SHORT PROBLEM: For each line that holds "HTML", copy the line out.
** begin INPUT FOR THIS TASK **
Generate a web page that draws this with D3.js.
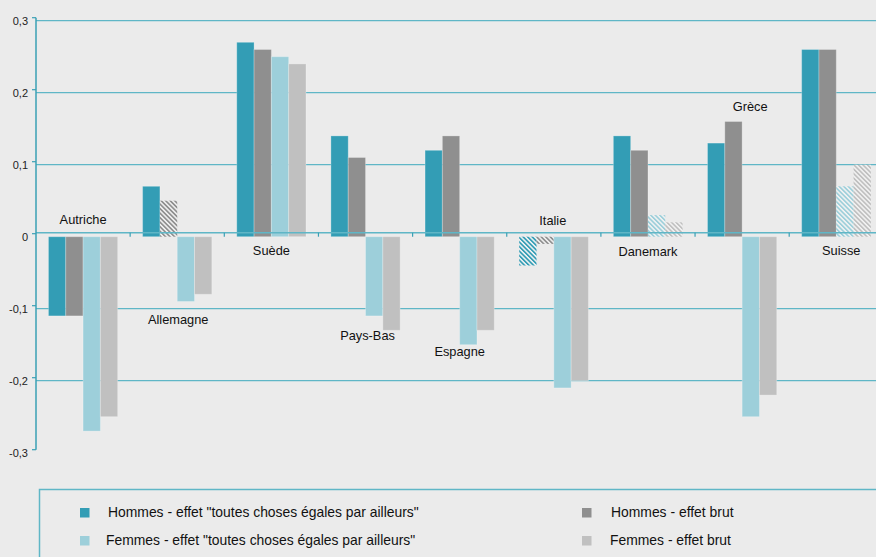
** end INPUT FOR THIS TASK **
** begin INPUT FOR THIS TASK **
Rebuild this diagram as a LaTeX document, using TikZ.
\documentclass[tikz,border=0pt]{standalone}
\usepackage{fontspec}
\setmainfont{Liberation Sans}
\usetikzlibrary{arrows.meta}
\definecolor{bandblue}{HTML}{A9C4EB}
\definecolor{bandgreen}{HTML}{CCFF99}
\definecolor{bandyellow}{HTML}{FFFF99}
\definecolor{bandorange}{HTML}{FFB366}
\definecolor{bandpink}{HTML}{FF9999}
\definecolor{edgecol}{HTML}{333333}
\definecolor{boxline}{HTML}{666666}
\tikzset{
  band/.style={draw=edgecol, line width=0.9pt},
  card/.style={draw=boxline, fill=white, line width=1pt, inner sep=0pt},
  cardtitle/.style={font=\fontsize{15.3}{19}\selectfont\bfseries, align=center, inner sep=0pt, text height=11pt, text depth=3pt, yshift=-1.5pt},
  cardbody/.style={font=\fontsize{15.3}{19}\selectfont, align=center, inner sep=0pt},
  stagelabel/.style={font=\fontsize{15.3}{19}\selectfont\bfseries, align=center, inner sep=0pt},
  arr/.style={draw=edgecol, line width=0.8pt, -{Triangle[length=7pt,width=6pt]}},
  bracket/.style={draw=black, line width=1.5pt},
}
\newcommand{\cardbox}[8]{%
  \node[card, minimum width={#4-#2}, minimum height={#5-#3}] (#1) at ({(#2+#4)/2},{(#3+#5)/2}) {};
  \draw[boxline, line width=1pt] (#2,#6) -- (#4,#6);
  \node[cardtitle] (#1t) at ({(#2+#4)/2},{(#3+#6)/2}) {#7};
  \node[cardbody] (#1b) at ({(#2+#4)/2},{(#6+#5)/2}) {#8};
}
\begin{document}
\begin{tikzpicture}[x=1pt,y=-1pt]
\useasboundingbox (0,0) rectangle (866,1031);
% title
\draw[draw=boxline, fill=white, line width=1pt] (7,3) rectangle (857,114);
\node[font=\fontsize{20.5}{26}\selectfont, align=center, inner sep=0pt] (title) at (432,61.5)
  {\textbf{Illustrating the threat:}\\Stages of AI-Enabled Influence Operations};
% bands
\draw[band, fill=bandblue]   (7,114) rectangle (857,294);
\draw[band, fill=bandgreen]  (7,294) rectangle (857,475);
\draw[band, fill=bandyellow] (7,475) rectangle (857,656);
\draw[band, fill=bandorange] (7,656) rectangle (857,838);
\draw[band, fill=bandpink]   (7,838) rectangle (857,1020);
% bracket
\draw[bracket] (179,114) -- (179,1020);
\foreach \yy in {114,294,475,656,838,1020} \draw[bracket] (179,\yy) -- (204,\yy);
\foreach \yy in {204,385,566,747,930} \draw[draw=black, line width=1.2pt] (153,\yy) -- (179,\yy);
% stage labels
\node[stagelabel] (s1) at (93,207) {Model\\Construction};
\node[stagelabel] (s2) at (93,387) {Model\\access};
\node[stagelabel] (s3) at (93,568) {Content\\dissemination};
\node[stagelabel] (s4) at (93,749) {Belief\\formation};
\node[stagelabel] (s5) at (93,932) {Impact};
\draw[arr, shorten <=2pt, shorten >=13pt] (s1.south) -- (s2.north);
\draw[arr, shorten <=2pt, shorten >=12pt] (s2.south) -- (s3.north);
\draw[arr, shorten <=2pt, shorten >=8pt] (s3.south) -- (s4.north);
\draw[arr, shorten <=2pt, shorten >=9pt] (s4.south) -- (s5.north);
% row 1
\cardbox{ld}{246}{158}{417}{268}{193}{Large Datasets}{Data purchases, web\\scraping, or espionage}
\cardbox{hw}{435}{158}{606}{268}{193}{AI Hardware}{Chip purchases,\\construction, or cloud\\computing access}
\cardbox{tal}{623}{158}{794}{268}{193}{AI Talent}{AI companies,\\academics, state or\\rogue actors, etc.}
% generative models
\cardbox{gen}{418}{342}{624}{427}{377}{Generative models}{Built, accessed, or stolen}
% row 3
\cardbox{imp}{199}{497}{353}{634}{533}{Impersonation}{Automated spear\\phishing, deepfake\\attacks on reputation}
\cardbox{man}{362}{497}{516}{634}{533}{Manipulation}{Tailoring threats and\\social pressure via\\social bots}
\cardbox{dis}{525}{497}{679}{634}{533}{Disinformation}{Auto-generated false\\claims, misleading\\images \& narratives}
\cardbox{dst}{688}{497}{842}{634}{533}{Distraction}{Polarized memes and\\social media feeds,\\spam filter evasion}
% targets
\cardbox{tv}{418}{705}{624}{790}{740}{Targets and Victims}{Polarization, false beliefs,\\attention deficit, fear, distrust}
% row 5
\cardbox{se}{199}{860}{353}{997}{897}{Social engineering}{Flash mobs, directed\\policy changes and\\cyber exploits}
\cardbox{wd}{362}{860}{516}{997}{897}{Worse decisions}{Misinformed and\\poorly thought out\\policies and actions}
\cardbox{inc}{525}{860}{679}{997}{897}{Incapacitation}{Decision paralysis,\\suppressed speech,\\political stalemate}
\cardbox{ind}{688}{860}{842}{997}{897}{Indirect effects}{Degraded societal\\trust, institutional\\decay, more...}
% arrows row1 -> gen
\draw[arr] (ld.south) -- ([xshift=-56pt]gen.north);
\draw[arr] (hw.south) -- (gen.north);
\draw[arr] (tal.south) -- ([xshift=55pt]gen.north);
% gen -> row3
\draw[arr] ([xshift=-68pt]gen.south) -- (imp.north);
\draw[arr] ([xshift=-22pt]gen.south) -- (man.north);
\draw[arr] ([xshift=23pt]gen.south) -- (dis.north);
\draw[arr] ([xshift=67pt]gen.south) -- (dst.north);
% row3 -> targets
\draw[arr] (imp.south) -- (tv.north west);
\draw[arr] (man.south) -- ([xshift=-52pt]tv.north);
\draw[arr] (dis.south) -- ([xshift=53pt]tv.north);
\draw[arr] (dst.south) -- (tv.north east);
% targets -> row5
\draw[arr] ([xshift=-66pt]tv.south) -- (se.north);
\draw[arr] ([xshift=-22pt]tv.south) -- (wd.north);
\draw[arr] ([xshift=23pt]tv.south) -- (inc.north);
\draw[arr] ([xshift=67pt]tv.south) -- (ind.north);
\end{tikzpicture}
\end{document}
** end INPUT FOR THIS TASK **
** begin INPUT FOR THIS TASK **
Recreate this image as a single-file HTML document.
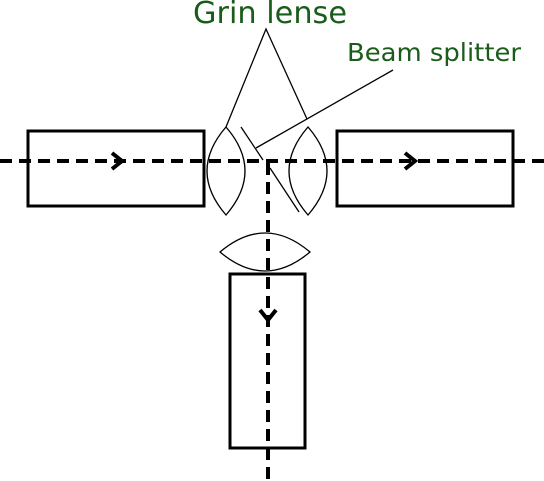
** end INPUT FOR THIS TASK **
ANSWER TO THIS PROBLEM:
\definecolor{bandblue}{HTML}{A9C4EB}
\definecolor{bandgreen}{HTML}{CCFF99}
\definecolor{bandyellow}{HTML}{FFFF99}
\definecolor{bandorange}{HTML}{FFB366}
\definecolor{bandpink}{HTML}{FF9999}
\definecolor{edgecol}{HTML}{333333}
\definecolor{boxline}{HTML}{666666}
Recreate this image as a single-file HTML document.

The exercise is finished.